The 49er Foundation receives pledges and bequests of financial support from corporations, foundations, and individuals. Revenue is recognized when a pledge representing an unconditional promise to pay is received and all eligibility requirements, including time requirements, have been met. In the absence of such promise, revenue is recognized when the gift is received. Endowment pledges do not meet eligibility requirements, as defined by GASB Statement No. 33, and are not recorded as assets until the related gift is received. An allowance for uncollectible pledges receivable is provided based on management’s judgment of potential uncollectible amounts (approximately $331,000 and $517,000 at June 30, 2017 and 2016, respectively). The determination includes such factors as prior collection history, type of gift, and nature of fund-raising.
The 49er Foundation is tax-exempt under Internal Revenue Code Section 501(c)(3) for federal income taxes, as well as the related provisions for state income tax purposes.

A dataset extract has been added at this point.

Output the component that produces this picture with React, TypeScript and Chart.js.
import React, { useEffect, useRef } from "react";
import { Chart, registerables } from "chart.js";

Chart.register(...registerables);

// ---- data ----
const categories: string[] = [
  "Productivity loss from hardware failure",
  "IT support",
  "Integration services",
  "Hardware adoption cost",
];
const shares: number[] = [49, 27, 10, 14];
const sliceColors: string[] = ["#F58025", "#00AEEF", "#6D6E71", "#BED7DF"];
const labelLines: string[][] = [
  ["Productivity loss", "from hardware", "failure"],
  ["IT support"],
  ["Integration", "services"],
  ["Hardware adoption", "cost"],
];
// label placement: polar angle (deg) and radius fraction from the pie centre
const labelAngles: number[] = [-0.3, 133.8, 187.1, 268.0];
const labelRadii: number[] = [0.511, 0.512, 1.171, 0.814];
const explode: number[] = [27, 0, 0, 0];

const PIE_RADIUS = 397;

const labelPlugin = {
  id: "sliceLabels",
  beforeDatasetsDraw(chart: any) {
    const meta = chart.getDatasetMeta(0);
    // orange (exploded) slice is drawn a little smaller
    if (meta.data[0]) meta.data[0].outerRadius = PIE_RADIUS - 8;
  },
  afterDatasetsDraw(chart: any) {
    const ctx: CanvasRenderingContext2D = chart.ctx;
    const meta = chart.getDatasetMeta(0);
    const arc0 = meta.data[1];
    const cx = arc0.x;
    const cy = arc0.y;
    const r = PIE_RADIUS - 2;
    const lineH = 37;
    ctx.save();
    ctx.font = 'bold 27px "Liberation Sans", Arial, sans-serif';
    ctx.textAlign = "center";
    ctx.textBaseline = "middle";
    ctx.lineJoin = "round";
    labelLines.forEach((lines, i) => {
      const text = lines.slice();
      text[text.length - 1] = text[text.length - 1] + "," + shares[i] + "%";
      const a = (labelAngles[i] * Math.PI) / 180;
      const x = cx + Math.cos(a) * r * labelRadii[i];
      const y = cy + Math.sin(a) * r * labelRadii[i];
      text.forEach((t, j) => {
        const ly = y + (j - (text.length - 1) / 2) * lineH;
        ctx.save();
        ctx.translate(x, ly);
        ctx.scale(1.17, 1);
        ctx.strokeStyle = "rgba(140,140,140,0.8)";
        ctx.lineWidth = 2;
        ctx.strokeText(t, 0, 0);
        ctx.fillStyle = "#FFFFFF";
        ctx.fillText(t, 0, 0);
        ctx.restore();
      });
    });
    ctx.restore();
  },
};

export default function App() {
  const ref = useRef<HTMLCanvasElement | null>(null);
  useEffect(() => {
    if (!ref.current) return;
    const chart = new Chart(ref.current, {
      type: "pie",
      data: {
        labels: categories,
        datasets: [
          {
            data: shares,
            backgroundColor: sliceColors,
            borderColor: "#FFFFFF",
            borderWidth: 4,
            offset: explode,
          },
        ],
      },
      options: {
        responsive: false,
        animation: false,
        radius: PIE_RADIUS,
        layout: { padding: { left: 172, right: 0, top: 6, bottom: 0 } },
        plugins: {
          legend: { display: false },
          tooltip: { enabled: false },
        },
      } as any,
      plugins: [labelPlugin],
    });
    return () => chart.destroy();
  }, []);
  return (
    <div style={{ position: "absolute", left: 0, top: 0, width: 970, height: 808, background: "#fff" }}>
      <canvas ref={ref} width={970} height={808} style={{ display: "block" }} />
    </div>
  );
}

Future Accounting Pronouncements
In June 2015, GASB issued Statement No. 75 – Accounting and Financial Reporting for Postemployment Benefits Other Than Pensions. This Statement is to improve accounting and financial reporting by the Organization for postemployment benefits other than pensions (other postemployment benefits or OPEB). It also improves information provided by employers about financial support for OPEB that is provided by other entities. This Statement provides guidelines for reporting and disclosures certain OPEB information in the Organization’s financial statements. The provisions of this Statement are effective beginning in fiscal year ending June 30, 2018. The 49er Foundation is currently evaluating the impact of this Statement.

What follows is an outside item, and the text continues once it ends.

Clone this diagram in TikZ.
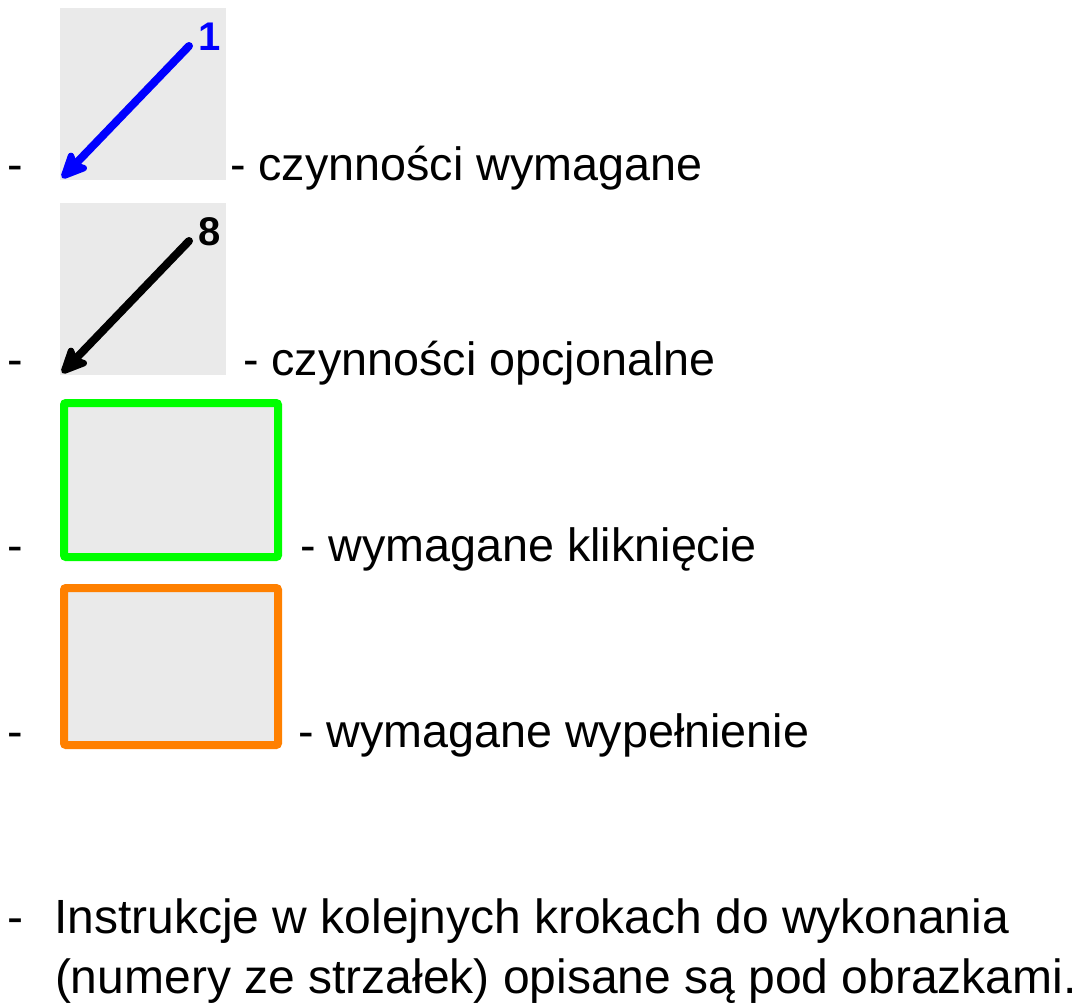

In March 2016, GASB issued Statement No. 81 – Irrevocable Split-Interest Agreements. This Statement provides recognition and measurement guidance for irrevocable split-interest agreements. Split-interest agreements are types of donor arrangements where resources are provided to two or more beneficiaries, including the 49er Foundation. This Statement will require an organization that enters into an irrevocable split-interest agreement to recognize assets, liabilities, and deferred inflows of resources at the inception of the agreement. Assets could be resources (i.e. cash or investment) received or administered by a third party. Liabilities would be amounts due to other beneficiaries and deferred inflow of resources would be the organization’s share of the agreement. Changes to the asset or liabilities are recognized as increases or decreases in the deferred inflow of resources. Revenue is only recognized at the termination of the split-interest agreement. The provisions of this Statement are effective beginning in fiscal year ending June 30, 2018 and is retroactively applied to all fiscal years presented in the financial statements. The 49er Foundation is currently evaluating the impact of this Statement.
The above financial statements were audited by Windes, Inc. The full set of audited financial statements is available upon request. The accompanying notes are an integral part of these financial statements.